From Wikipedia, the free encyclopedia
Jump to: navigation, search
House Calls
Directed by Ian McLeod
Distributed by National Film Board of Canada
Release date
Running time
55 minutes
Country Canada
Language English

House Calls is 2006 Canadian documentary film about Mark Nowaczynski, a Toronto physician and photographer who makes house calls to elderly patients unable to travel to a clinic or doctor's office. Written and directed by Ian McLeod, this National Film Board of Canada production received the Donald Brittain Award for Best Social/Political Documentary Program at the 2006 Gemini Awards.[1]

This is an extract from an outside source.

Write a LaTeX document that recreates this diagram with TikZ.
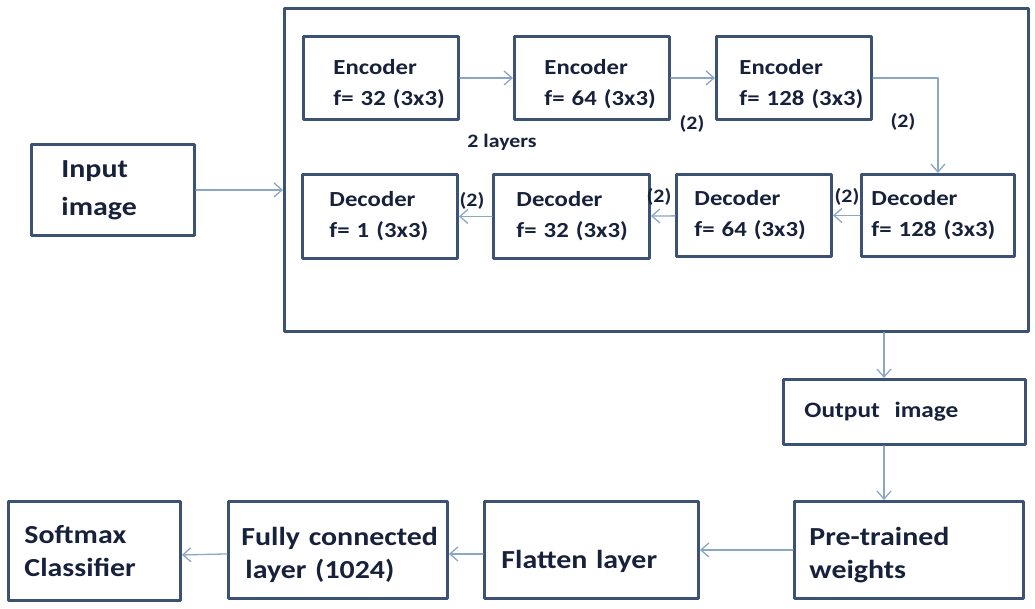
\documentclass[tikz,border=0pt]{standalone}
\usepackage{fontspec}
\setmainfont{Carlito}[FakeStretch=1.15]
\usepackage{tikz}
\usetikzlibrary{arrows.meta}
\definecolor{boxc}{rgb}{0.23,0.32,0.46}
\definecolor{conc}{rgb}{0.55,0.65,0.78}
\definecolor{txtc}{rgb}{0.09,0.13,0.23}
\hyphenpenalty=10000

\tikzset{
  box/.style={draw=boxc, line width=2.9pt, anchor=north west, align=left,
    text=txtc, inner ysep=0pt, font=\bfseries\fontsize{21.5}{31}\selectfont},
  bigbox/.style={box, font=\bfseries\fontsize{26}{33}\selectfont},
  conn/.style={draw=conc, line width=1.3pt, -{Straight Barb[length=8pt,width=14pt]}},
  tag/.style={text=txtc, font=\bfseries\fontsize{19}{20}\selectfont, inner sep=0pt}
}

\begin{document}
\begin{tikzpicture}[line cap=round,line join=round,x=1pt,y=-1pt]

    \useasboundingbox (0,0) rectangle (1035,609);

    % autoencoder frame
    \node[draw=boxc, line width=2.6pt, anchor=north west, inner sep=0pt,
          minimum width=744, minimum height=323] (outer) at (283,7) {};

    \node[bigbox, font=\bfseries\fontsize{26}{38}\selectfont, minimum width=163, minimum height=91, inner xsep=30, text width=103] (inp) at (30,143) {Input\\image};

    % encoders
    \node[box, minimum width=155, minimum height=83, inner xsep=30, text width=95] (enc1) at (302,35) {\rule{0pt}{27pt}Encoder\\f=~32~(3x3)};
    \node[box, minimum width=155, minimum height=83, inner xsep=30, text width=95] (enc2) at (513,35) {\rule{0pt}{27pt}Encoder\\f=~64~(3x3)};
    \node[box, minimum width=155, minimum height=83, inner xsep=23, text width=109] (enc3) at (715,35) {\rule{0pt}{27pt}Encoder\\f=~128~(3x3)};

    % decoders
    \node[box, minimum width=155, minimum height=84, inner xsep=27, text width=101] (dec1) at (301,173) {Decoder\\f=~1~(3x3)};
    \node[box, minimum width=156, minimum height=84, inner xsep=23, text width=110] (dec2) at (492,173) {Decoder\\f=~32~(3x3)};
    \node[box, minimum width=155, minimum height=82, inner xsep=18, text width=119] (dec3) at (675,173) {Decoder\\f=~64~(3x3)};
    \node[box, minimum width=153, minimum height=82, inner xsep=10, text width=133] (dec4) at (860,173) {Decoder\\f=~128~(3x3)};

    \node[tag] (layers) at (502,142) {2 layers};
    \node[tag] (lbl1) at (692,124) {(2)};
    \node[tag] (lbl2) at (903,122) {(2)};
    \node[tag] (lbl3) at (847,197) {(2)};
    \node[tag] (lbl4) at (659,197) {(2)};
    \node[tag] (lbl5) at (472,201) {(2)};

    % classifier part
    \node[box, font=\bfseries\fontsize{22}{30}\selectfont, minimum width=242, minimum height=65, inner xsep=21, text width=200] (out) at (782,378) {Output~~image};
    \node[bigbox, minimum width=229, minimum height=97, inner xsep=15, text width=199] (pre) at (793,500) {\rule{0pt}{28pt}Pre-trained\\weights};
    \node[bigbox, minimum width=214, minimum height=97, inner xsep=17, text width=180] (fla) at (483,500) {\rule{0pt}{42pt}Flatten~layer};
    \node[bigbox, minimum width=219, minimum height=97, inner xsep=13, text width=193] (fc) at (227,500) {\rule{0pt}{28pt}Fully~connected\\\hspace*{4pt}layer~(1024)};
    \node[bigbox, minimum width=172, minimum height=99, inner xsep=16, text width=140] (soft) at (7,500) {Softmax\\Classifier};

    \coordinate (drop) at (884,0);

    \draw[conn] (inp.east) -- (inp.east -| outer.west);
    \draw[conn] (enc1) -- (enc2);
    \draw[conn] (enc2) -- (enc3);
    \draw[conn] (enc3.east) -| (dec4.north);
    \draw[conn] (dec4) -- (dec3);
    \draw[conn] (dec3) -- (dec2);
    \draw[conn] (dec2) -- (dec1);
    \draw[conn] (outer.south -| drop) -- (out.north -| drop);
    \draw[conn] (out.south -| drop) -- (pre.north -| drop);
    \draw[conn] (pre) -- (fla);
    \draw[conn] ([yshift=-4pt]fla.west) -- ([yshift=-4pt]fc.east);
    \draw[conn] ([yshift=-4pt]fc.west) -- ([yshift=-4pt]soft.east);
\end{tikzpicture}
\end{document}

In addition to being one of the few doctors who perform house calls, "Dr. Mark" began taking black and white photographs to document the lives of his patients, in an effort "to open doors, to open eyes and hopefully to open people's hearts" to the plight of the elderly. The film focuses on three of Nowaczynski's patients: Connie, aged 93 and partially blind, who longs to go back to her cat Oscar; Joe, aged 86, whose arthritis makes getting on a streetcar or bus impossible; and Ria, who at 90, had been a patient of Dr. Nowaczynski for 20 years and had just accepted his offer to have him come to her house. For Ria, it was a point of pride that she was able to come to his office.[2]

An Assistant Professor in the Department of Family and Community Medicine at the University of Toronto Faculty of Medicine, Nowaczynski was inspired by the work of documentary photographer Lewis W. Hine, a teacher who turned to photography as a way to document the plight of child labourers at the turn of the 19th century.[3]


  1. ^ "House Calls". NFB Collections page. 2006. Retrieved 2009-04-07. 
  2. ^ Greenaway. Liz (April 2006). "House Calls". Canadian Materials. Manitoba Library Association. XII (17). 
  3. ^ Brett-MacLean, Pamela (2007-05-27). "The elderly patient: in situ". CMAJ. Canadian Medical Association. Retrieved 2009-04-07.